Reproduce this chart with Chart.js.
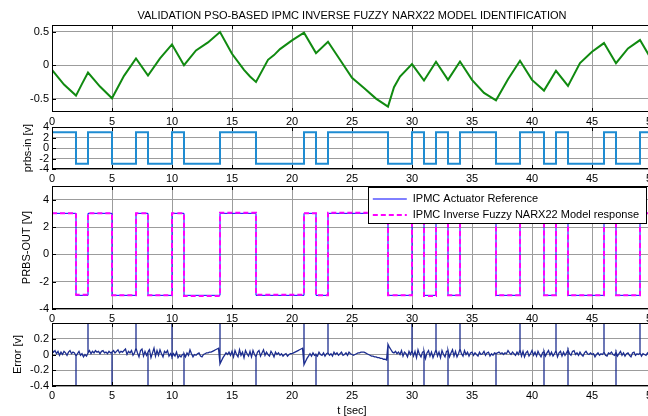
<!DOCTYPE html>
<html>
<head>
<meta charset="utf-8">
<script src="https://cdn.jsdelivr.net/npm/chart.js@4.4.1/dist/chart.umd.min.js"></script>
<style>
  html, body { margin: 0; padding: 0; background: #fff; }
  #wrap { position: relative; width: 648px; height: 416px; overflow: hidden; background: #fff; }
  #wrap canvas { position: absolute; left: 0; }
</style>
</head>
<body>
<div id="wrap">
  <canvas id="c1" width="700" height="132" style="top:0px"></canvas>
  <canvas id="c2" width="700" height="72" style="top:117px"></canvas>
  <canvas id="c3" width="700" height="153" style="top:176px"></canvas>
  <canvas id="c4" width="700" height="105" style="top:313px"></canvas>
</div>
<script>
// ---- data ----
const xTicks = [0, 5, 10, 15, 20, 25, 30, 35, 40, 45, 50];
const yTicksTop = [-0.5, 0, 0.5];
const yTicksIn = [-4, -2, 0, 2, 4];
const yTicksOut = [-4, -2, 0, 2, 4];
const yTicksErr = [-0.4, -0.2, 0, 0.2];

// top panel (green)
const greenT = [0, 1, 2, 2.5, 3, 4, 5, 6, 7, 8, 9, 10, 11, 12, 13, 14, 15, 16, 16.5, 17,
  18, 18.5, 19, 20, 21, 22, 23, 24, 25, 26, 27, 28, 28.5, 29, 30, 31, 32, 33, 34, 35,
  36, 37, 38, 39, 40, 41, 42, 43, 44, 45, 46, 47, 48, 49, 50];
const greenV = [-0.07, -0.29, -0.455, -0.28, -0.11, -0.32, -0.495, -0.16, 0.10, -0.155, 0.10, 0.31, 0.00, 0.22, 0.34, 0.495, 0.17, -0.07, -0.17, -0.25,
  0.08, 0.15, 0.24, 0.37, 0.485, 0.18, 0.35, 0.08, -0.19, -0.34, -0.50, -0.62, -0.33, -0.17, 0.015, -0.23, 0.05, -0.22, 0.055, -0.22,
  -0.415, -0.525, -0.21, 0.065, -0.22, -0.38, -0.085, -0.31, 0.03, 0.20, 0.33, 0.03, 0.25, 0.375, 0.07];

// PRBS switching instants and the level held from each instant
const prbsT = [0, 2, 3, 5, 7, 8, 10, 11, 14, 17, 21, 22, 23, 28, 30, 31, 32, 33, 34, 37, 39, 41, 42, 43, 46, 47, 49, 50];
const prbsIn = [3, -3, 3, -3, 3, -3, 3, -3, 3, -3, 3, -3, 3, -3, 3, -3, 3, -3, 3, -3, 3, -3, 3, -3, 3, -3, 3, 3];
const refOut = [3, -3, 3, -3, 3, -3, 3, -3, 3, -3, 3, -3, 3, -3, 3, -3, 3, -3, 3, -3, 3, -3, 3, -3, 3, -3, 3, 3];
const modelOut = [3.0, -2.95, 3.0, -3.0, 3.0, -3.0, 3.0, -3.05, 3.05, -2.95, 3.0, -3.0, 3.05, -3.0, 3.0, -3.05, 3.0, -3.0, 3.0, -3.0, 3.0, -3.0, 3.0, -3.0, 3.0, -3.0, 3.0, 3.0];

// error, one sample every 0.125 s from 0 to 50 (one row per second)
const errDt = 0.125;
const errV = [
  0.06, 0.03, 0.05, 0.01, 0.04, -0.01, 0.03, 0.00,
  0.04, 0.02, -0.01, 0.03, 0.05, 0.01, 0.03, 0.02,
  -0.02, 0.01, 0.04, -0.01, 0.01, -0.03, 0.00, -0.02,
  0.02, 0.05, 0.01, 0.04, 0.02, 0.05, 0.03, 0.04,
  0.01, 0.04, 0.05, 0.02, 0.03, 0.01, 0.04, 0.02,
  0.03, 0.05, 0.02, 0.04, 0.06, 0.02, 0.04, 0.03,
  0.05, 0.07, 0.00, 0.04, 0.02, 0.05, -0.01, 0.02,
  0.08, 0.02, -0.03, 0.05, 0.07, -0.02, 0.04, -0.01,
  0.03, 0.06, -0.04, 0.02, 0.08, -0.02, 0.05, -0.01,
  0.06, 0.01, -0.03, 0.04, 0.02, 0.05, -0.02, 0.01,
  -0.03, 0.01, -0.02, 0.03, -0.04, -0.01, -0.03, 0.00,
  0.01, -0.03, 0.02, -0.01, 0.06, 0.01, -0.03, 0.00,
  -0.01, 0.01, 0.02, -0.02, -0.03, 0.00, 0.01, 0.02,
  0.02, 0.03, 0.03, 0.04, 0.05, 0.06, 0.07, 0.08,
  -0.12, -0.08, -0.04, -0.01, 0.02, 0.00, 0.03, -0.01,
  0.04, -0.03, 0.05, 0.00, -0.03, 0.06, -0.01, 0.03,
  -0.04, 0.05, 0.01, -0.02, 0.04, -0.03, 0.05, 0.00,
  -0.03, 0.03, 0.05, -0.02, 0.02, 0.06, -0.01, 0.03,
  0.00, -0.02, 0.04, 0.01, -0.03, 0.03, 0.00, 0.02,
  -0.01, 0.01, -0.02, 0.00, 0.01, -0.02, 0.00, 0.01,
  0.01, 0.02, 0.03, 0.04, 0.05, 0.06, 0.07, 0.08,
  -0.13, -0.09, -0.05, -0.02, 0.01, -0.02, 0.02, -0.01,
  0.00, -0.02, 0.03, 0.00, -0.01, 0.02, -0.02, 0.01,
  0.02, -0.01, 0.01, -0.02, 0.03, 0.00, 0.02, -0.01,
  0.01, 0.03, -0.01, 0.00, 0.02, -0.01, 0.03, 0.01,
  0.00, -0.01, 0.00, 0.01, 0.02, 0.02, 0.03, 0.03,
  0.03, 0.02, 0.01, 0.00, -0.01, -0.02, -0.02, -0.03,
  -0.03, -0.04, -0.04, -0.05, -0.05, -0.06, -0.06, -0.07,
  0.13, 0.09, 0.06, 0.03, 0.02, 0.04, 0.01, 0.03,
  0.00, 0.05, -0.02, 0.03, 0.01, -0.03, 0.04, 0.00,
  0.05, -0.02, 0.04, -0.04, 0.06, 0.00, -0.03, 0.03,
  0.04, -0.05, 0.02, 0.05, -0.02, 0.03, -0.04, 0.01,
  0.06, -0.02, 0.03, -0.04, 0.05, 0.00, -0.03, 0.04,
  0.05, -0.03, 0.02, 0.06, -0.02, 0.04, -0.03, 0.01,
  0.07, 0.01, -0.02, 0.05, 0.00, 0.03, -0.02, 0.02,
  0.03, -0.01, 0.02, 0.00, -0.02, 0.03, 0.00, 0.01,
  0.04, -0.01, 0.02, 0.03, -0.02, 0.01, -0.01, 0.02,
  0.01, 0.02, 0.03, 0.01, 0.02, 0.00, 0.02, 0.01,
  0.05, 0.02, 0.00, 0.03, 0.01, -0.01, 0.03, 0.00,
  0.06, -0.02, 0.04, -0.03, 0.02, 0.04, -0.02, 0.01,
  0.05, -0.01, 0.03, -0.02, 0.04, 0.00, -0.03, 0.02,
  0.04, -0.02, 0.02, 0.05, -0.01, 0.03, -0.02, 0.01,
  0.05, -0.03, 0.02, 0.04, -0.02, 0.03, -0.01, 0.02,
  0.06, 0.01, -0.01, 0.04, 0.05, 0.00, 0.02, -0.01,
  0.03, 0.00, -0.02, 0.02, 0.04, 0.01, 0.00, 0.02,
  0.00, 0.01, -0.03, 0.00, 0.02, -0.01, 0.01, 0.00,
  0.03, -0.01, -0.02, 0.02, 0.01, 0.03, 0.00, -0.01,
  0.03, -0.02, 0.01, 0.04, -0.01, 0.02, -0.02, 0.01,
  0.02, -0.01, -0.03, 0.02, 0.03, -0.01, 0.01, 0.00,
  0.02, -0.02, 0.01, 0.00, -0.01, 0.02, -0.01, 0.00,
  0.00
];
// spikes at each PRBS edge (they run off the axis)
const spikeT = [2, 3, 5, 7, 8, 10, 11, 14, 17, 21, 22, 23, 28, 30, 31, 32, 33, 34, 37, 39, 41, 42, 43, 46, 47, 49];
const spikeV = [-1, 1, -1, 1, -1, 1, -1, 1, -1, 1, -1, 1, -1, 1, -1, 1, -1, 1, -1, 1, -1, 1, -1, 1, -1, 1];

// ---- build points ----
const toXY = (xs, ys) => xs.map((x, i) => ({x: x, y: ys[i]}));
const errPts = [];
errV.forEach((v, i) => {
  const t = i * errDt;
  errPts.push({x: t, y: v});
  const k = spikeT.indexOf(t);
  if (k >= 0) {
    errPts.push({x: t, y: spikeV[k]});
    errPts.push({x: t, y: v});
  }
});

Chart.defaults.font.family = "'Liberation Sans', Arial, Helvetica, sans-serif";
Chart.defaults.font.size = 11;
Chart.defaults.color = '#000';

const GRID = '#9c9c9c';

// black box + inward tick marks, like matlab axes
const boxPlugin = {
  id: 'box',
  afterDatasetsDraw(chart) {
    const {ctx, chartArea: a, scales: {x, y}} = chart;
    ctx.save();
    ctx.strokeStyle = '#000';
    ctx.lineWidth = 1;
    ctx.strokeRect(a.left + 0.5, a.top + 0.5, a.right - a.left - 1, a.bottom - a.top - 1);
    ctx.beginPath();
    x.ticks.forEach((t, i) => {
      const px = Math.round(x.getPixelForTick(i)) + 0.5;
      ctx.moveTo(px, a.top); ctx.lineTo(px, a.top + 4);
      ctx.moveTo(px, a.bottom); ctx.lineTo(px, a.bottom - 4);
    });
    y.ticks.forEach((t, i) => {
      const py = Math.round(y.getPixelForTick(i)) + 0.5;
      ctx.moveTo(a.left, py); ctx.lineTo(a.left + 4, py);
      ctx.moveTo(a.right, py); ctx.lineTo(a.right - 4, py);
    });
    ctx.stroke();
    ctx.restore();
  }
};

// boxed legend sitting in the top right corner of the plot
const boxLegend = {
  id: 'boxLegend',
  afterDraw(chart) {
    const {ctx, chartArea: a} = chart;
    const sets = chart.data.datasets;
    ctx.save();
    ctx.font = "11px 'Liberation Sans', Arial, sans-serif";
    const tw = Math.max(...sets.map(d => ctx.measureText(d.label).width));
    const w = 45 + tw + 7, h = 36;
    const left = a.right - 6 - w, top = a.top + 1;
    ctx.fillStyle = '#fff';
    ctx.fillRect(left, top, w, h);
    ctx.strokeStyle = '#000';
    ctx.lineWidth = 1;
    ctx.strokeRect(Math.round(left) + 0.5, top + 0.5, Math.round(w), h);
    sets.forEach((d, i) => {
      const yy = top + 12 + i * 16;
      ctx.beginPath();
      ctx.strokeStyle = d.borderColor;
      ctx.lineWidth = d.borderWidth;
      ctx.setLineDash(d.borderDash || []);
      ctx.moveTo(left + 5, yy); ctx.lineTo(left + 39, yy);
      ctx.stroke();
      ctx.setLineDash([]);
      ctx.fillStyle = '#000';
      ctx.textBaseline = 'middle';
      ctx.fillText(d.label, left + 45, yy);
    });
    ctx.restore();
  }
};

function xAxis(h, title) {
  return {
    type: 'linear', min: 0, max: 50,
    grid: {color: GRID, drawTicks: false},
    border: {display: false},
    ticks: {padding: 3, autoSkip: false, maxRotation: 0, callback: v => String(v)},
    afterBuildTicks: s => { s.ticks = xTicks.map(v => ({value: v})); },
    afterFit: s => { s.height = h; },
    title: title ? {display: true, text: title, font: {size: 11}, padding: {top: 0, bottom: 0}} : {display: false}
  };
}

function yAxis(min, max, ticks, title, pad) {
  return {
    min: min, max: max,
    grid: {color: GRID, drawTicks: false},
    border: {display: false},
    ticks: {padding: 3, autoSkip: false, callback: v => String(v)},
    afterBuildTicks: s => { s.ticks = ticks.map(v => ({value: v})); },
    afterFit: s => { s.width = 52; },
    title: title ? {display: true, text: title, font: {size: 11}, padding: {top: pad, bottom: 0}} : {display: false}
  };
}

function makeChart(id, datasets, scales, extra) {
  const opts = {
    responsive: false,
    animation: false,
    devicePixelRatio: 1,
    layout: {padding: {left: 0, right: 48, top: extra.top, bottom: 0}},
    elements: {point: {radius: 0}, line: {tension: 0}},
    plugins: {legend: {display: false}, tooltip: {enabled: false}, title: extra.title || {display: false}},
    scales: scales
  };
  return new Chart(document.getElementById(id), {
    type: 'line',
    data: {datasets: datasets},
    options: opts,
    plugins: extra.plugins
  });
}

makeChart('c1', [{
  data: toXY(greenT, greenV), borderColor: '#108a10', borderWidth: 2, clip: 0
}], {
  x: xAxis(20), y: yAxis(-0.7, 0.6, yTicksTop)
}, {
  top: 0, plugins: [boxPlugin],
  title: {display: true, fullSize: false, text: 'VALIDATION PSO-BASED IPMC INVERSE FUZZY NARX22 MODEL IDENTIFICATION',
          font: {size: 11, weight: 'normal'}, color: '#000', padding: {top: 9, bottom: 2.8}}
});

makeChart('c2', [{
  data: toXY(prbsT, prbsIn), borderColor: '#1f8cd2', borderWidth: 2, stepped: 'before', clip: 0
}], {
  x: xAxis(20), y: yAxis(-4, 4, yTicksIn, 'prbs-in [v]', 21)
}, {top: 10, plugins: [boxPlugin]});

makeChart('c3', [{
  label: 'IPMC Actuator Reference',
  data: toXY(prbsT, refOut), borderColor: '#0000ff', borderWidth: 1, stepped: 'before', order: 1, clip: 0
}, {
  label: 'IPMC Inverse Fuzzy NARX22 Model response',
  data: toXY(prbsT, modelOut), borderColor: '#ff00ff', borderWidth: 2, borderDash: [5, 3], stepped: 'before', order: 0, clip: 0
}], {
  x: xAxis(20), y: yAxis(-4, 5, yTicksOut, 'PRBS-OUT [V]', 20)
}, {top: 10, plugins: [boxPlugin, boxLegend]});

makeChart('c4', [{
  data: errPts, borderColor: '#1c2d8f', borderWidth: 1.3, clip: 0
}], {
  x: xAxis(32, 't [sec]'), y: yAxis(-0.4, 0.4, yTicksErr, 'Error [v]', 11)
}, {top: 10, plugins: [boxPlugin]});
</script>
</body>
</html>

::::::::::

AIM OF THE EXERCISE = Give again, word for word, every line from the top of the data above to the line holding "0.25, 0.375, 0.07];", inclusive, with the pictures left out.

WORKED ANSWER =
Reproduce this chart with Chart.js.
<!DOCTYPE html>
<html>
<head>
<meta charset="utf-8">
<script src="https://cdn.jsdelivr.net/npm/chart.js@4.4.1/dist/chart.umd.min.js"></script>
<style>
  html, body { margin: 0; padding: 0; background: #fff; }
  #wrap { position: relative; width: 648px; height: 416px; overflow: hidden; background: #fff; }
  #wrap canvas { position: absolute; left: 0; }
</style>
</head>
<body>
<div id="wrap">
  <canvas id="c1" width="700" height="132" style="top:0px"></canvas>
  <canvas id="c2" width="700" height="72" style="top:117px"></canvas>
  <canvas id="c3" width="700" height="153" style="top:176px"></canvas>
  <canvas id="c4" width="700" height="105" style="top:313px"></canvas>
</div>
<script>
// ---- data ----
const xTicks = [0, 5, 10, 15, 20, 25, 30, 35, 40, 45, 50];
const yTicksTop = [-0.5, 0, 0.5];
const yTicksIn = [-4, -2, 0, 2, 4];
const yTicksOut = [-4, -2, 0, 2, 4];
const yTicksErr = [-0.4, -0.2, 0, 0.2];

// top panel (green)
const greenT = [0, 1, 2, 2.5, 3, 4, 5, 6, 7, 8, 9, 10, 11, 12, 13, 14, 15, 16, 16.5, 17,
  18, 18.5, 19, 20, 21, 22, 23, 24, 25, 26, 27, 28, 28.5, 29, 30, 31, 32, 33, 34, 35,
  36, 37, 38, 39, 40, 41, 42, 43, 44, 45, 46, 47, 48, 49, 50];
const greenV = [-0.07, -0.29, -0.455, -0.28, -0.11, -0.32, -0.495, -0.16, 0.10, -0.155, 0.10, 0.31, 0.00, 0.22, 0.34, 0.495, 0.17, -0.07, -0.17, -0.25,
  0.08, 0.15, 0.24, 0.37, 0.485, 0.18, 0.35, 0.08, -0.19, -0.34, -0.50, -0.62, -0.33, -0.17, 0.015, -0.23, 0.05, -0.22, 0.055, -0.22,
  -0.415, -0.525, -0.21, 0.065, -0.22, -0.38, -0.085, -0.31, 0.03, 0.20, 0.33, 0.03, 0.25, 0.375, 0.07];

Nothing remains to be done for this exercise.